## Request
Leaving out every picture, quote the data below exactly as it appears.

## Source excerpt
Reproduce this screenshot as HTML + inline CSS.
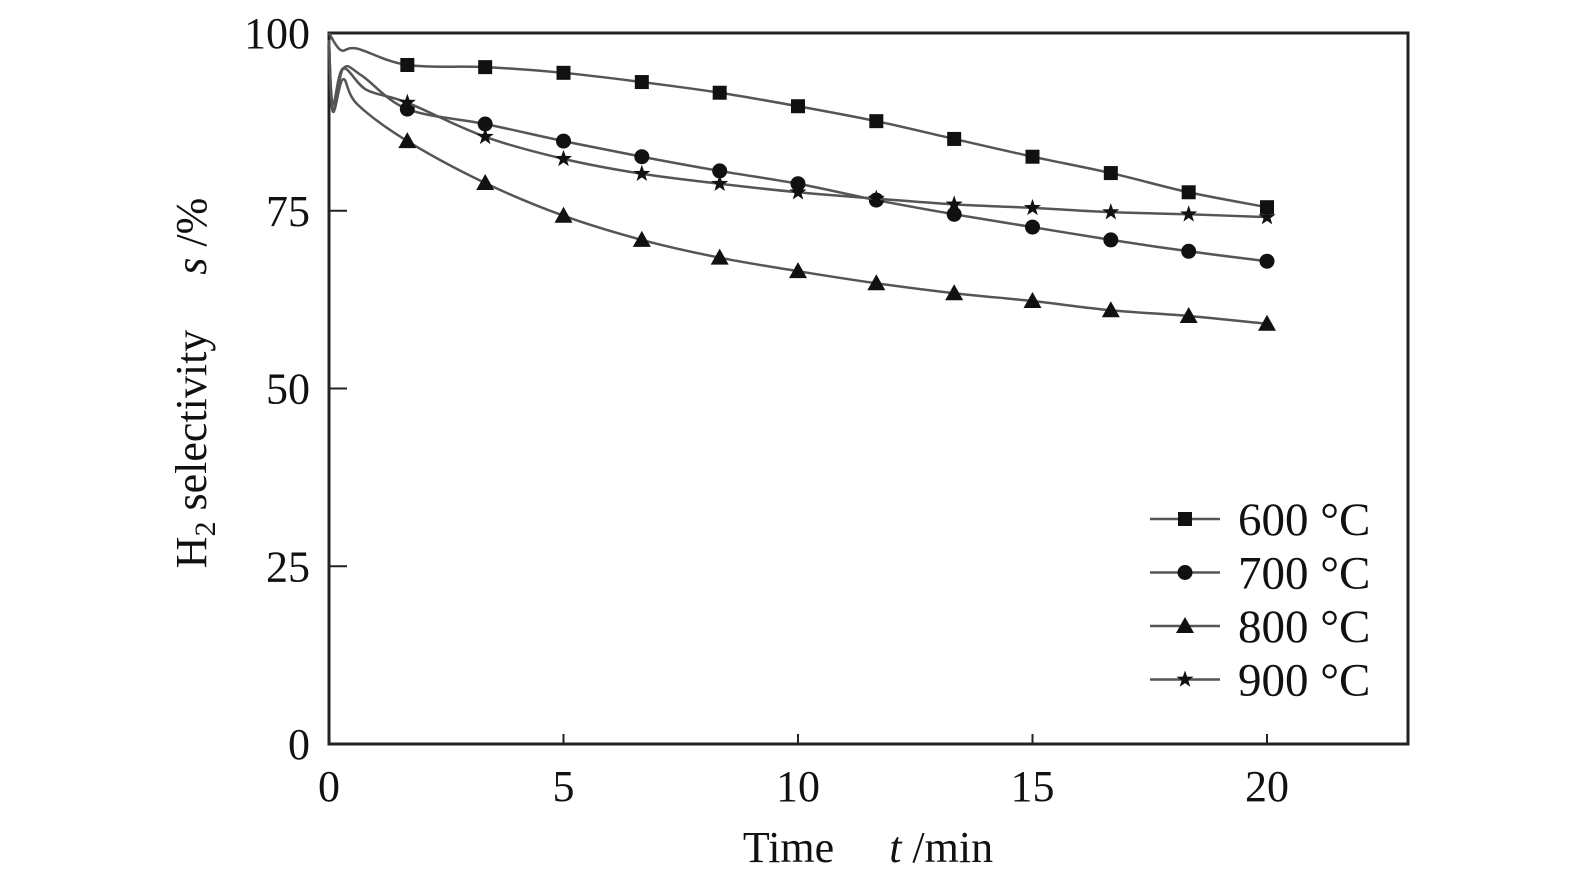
<!DOCTYPE html>
<html><head><meta charset="utf-8"><style>
html,body{margin:0;padding:0;background:#fff;}
svg text{font-family:"Liberation Serif",serif;fill:#111;white-space:pre;}
</style></head><body>
<svg id="chart" width="1575" height="888" viewBox="0 0 1575 888" xmlns="http://www.w3.org/2000/svg" xml:space="preserve">
<rect x="0" y="0" width="1575" height="888" fill="#fff"/>
<g id="axes"></g>
<g id="series"></g>
<g id="legend"></g>
<text transform="translate(206,383) rotate(-90)" text-anchor="middle" font-size="44">H<tspan font-size="30" dy="9">2</tspan><tspan dy="-9"> selectivity     </tspan><tspan font-style="italic">s</tspan> /%</text>
<text x="868" y="862" text-anchor="middle" font-size="44">Time     <tspan font-style="italic">t</tspan> /min</text>
</svg>
<script>
const xTicks=[0,5,10,15,20];
const yTicks=[0,25,50,75,100];
const seriesNames=["600 °C","700 °C","800 °C","900 °C"];
const markerTimes=[1.67,3.33,5,6.67,8.33,10,11.67,13.33,15,16.67,18.33,20];
const s600=[95.5,95.2,94.4,93.1,91.6,89.7,87.6,85.1,82.6,80.3,77.6,75.5];
const s700=[89.3,87.2,84.8,82.6,80.6,78.8,76.5,74.5,72.7,70.9,69.3,67.9];
const s800=[84.8,78.9,74.3,70.9,68.4,66.5,64.8,63.4,62.3,61.0,60.2,59.1];
const s900=[90.2,85.4,82.3,80.2,78.8,77.6,76.7,75.9,75.4,74.8,74.5,74.1];
const startT600=[0,0.25,0.6], startV600=[100,97.6,97.8];
const startT700=[0,0.08,0.3,0.7], startV700=[99,89,95,94];
const startT800=[0,0.08,0.3,0.6], startV800=[99,89,93.5,90];
const startT900=[0,0.08,0.3,0.8], startV900=[99,90,95,92];

const X0=329,X1=1408,Y0=744,Y1=33;
const xs=t=>X0+t*(1267-X0)/20;
const ys=v=>Y0-v*(Y0-Y1)/100;
const NS="http://www.w3.org/2000/svg";
function mk(tag,attrs,parent){const e=document.createElementNS(NS,tag);for(const k in attrs)e.setAttribute(k,attrs[k]);parent.appendChild(e);return e;}
const axes=document.getElementById('axes');
const frame=mk('rect',{x:X0,y:Y1,width:X1-X0,height:Y0-Y1,fill:'none',stroke:'#222','stroke-width':3},axes);


xTicks.forEach(t=>{
  const l=mk('line',{x1:xs(t),x2:xs(t),y1:Y0,y2:Y0-10,stroke:'#222','stroke-width':2},axes);
  
  
  const tx=mk('text',{x:xs(t),y:801,'text-anchor':'middle','font-size':44},axes);
  
  
  tx.textContent=t;
});
yTicks.forEach(v=>{
  const l=mk('line',{x1:X0,x2:X0+18,y1:ys(v),y2:ys(v),stroke:'#222','stroke-width':2},axes);
  
  
  const tx=mk('text',{x:310,y:ys(v)+15,'text-anchor':'end','font-size':44},axes);
  
  
  tx.textContent=v;
});
function smooth(pts){
  let d=`M${pts[0][0]},${pts[0][1]}`;
  for(let i=0;i<pts.length-1;i++){
    const p0=pts[Math.max(0,i-1)],p1=pts[i],p2=pts[i+1],p3=pts[Math.min(pts.length-1,i+2)];
    const c1=[p1[0]+(p2[0]-p0[0])/6,p1[1]+(p2[1]-p0[1])/6];
    const c2=[p2[0]-(p3[0]-p1[0])/6,p2[1]-(p3[1]-p1[1])/6];
    d+=`C${c1[0]},${c1[1]} ${c2[0]},${c2[1]} ${p2[0]},${p2[1]}`;
  }
  return d;
}
function marker(type,cx,cy,parent){
  let e;
  if(type==='square') e=mk('rect',{x:cx-7,y:cy-7,width:14,height:14,fill:'#111'},parent);
  else if(type==='circle') e=mk('circle',{cx:cx,cy:cy,r:7.5,fill:'#111'},parent);
  else if(type==='triangle') e=mk('polygon',{points:`${cx},${cy-9} ${cx+9},${cy+7} ${cx-9},${cy+7}`,fill:'#111'},parent);
  else {
    let p=[];for(let k=0;k<10;k++){const r=k%2?3.6:9,a=-Math.PI/2+k*Math.PI/5;p.push(`${cx+r*Math.cos(a)},${cy+r*Math.sin(a)}`);}
    e=mk('polygon',{points:p.join(' '),fill:'#111'},parent);
  }
  return e;
}
const sData=[[startT600,startV600,s600,'square'],[startT700,startV700,s700,'circle'],[startT800,startV800,s800,'triangle'],[startT900,startV900,s900,'star']];
const sg=document.getElementById('series');
const lg=document.getElementById('legend');
sData.forEach((sd,i)=>{
  const pts=sd[0].map((t,j)=>[xs(t),ys(sd[1][j])]).concat(markerTimes.map((t,j)=>[xs(t),ys(sd[2][j])]));
  const g=mk('g',{},sg);
  
  
  mk('path',{d:smooth(pts),fill:'none',stroke:'#555','stroke-width':2.5},g);
  markerTimes.forEach((t,j)=>{
    const m=marker(sd[3],xs(t),ys(sd[2][j]),g);
    
    
  });
  const ly=519+i*53.5;
  const le=mk('g',{},lg);
  
  
  mk('line',{x1:1150,x2:1220,y1:ly,y2:ly,stroke:'#555','stroke-width':2.5},le);
  marker(sd[3],1185,ly,le);
  const tx=mk('text',{x:1238,y:ly+16,'font-size':47},le);
  tx.textContent=seriesNames[i];
});
</script>
</body></html>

## The answer
Reproduce this screenshot as HTML + inline CSS.
<!DOCTYPE html>
<html><head><meta charset="utf-8"><style>
html,body{margin:0;padding:0;background:#fff;}
svg text{font-family:"Liberation Serif",serif;fill:#111;white-space:pre;}
</style></head><body>
<svg id="chart" width="1575" height="888" viewBox="0 0 1575 888" xmlns="http://www.w3.org/2000/svg" xml:space="preserve">
<rect x="0" y="0" width="1575" height="888" fill="#fff"/>
<g id="axes"></g>
<g id="series"></g>
<g id="legend"></g>
<text transform="translate(206,383) rotate(-90)" text-anchor="middle" font-size="44">H<tspan font-size="30" dy="9">2</tspan><tspan dy="-9"> selectivity     </tspan><tspan font-style="italic">s</tspan> /%</text>
<text x="868" y="862" text-anchor="middle" font-size="44">Time     <tspan font-style="italic">t</tspan> /min</text>
</svg>
<script>
const xTicks=[0,5,10,15,20];
const yTicks=[0,25,50,75,100];
const seriesNames=["600 °C","700 °C","800 °C","900 °C"];
const markerTimes=[1.67,3.33,5,6.67,8.33,10,11.67,13.33,15,16.67,18.33,20];
const s600=[95.5,95.2,94.4,93.1,91.6,89.7,87.6,85.1,82.6,80.3,77.6,75.5];
const s700=[89.3,87.2,84.8,82.6,80.6,78.8,76.5,74.5,72.7,70.9,69.3,67.9];
const s800=[84.8,78.9,74.3,70.9,68.4,66.5,64.8,63.4,62.3,61.0,60.2,59.1];
const s900=[90.2,85.4,82.3,80.2,78.8,77.6,76.7,75.9,75.4,74.8,74.5,74.1];
const startT600=[0,0.25,0.6], startV600=[100,97.6,97.8];
const startT700=[0,0.08,0.3,0.7], startV700=[99,89,95,94];
const startT800=[0,0.08,0.3,0.6], startV800=[99,89,93.5,90];
const startT900=[0,0.08,0.3,0.8], startV900=[99,90,95,92];

const X0=329,X1=1408,Y0=744,Y1=33;
const xs=t=>X0+t*(1267-X0)/20;
const ys=v=>Y0-v*(Y0-Y1)/100;
const NS="http://www.w3.org/2000/svg";
function mk(tag,attrs,parent){const e=document.createElementNS(NS,tag);for(const k in attrs)e.setAttribute(k,attrs[k]);parent.appendChild(e);return e;}
const axes=document.getElementById('axes');
const frame=mk('rect',{x:X0,y:Y1,width:X1-X0,height:Y0-Y1,fill:'none',stroke:'#222','stroke-width':3},axes);


xTicks.forEach(t=>{
  const l=mk('line',{x1:xs(t),x2:xs(t),y1:Y0,y2:Y0-10,stroke:'#222','stroke-width':2},axes);
  
  
  const tx=mk('text',{x:xs(t),y:801,'text-anchor':'middle','font-size':44},axes);
  
  
  tx.textContent=t;
});
yTicks.forEach(v=>{
  const l=mk('line',{x1:X0,x2:X0+18,y1:ys(v),y2:ys(v),stroke:'#222','stroke-width':2},axes);
  
  
  const tx=mk('text',{x:310,y:ys(v)+15,'text-anchor':'end','font-size':44},axes);
  
  
  tx.textContent=v;
});
function smooth(pts){
  let d=`M${pts[0][0]},${pts[0][1]}`;
  for(let i=0;i<pts.length-1;i++){
    const p0=pts[Math.max(0,i-1)],p1=pts[i],p2=pts[i+1],p3=pts[Math.min(pts.length-1,i+2)];
    const c1=[p1[0]+(p2[0]-p0[0])/6,p1[1]+(p2[1]-p0[1])/6];
    const c2=[p2[0]-(p3[0]-p1[0])/6,p2[1]-(p3[1]-p1[1])/6];
    d+=`C${c1[0]},${c1[1]} ${c2[0]},${c2[1]} ${p2[0]},${p2[1]}`;
  }
  return d;
}
function marker(type,cx,cy,parent){
  let e;
  if(type==='square') e=mk('rect',{x:cx-7,y:cy-7,width:14,height:14,fill:'#111'},parent);
  else if(type==='circle') e=mk('circle',{cx:cx,cy:cy,r:7.5,fill:'#111'},parent);
  else if(type==='triangle') e=mk('polygon',{points:`${cx},${cy-9} ${cx+9},${cy+7} ${cx-9},${cy+7}`,fill:'#111'},parent);
  else {
    let p=[];for(let k=0;k<10;k++){const r=k%2?3.6:9,a=-Math.PI/2+k*Math.PI/5;p.push(`${cx+r*Math.cos(a)},${cy+r*Math.sin(a)}`);}
    e=mk('polygon',{points:p.join(' '),fill:'#111'},parent);
  }
  return e;
}
const sData=[[startT600,startV600,s600,'square'],[startT700,startV700,s700,'circle'],[startT800,startV800,s800,'triangle'],[startT900,startV900,s900,'star']];
const sg=document.getElementById('series');
const lg=document.getElementById('legend');
sData.forEach((sd,i)=>{
  const pts=sd[0].map((t,j)=>[xs(t),ys(sd[1][j])]).concat(markerTimes.map((t,j)=>[xs(t),ys(sd[2][j])]));
  const g=mk('g',{},sg);
  
  
  mk('path',{d:smooth(pts),fill:'none',stroke:'#555','stroke-width':2.5},g);
  markerTimes.forEach((t,j)=>{
    const m=marker(sd[3],xs(t),ys(sd[2][j]),g);
    
    
  });
  const ly=519+i*53.5;
  const le=mk('g',{},lg);
  
  
  mk('line',{x1:1150,x2:1220,y1:ly,y2:ly,stroke:'#555','stroke-width':2.5},le);
  marker(sd[3],1185,ly,le);
  const tx=mk('text',{x:1238,y:ly+16,'font-size':47},le);
  tx.textContent=seriesNames[i];
});
</script>
</body></html>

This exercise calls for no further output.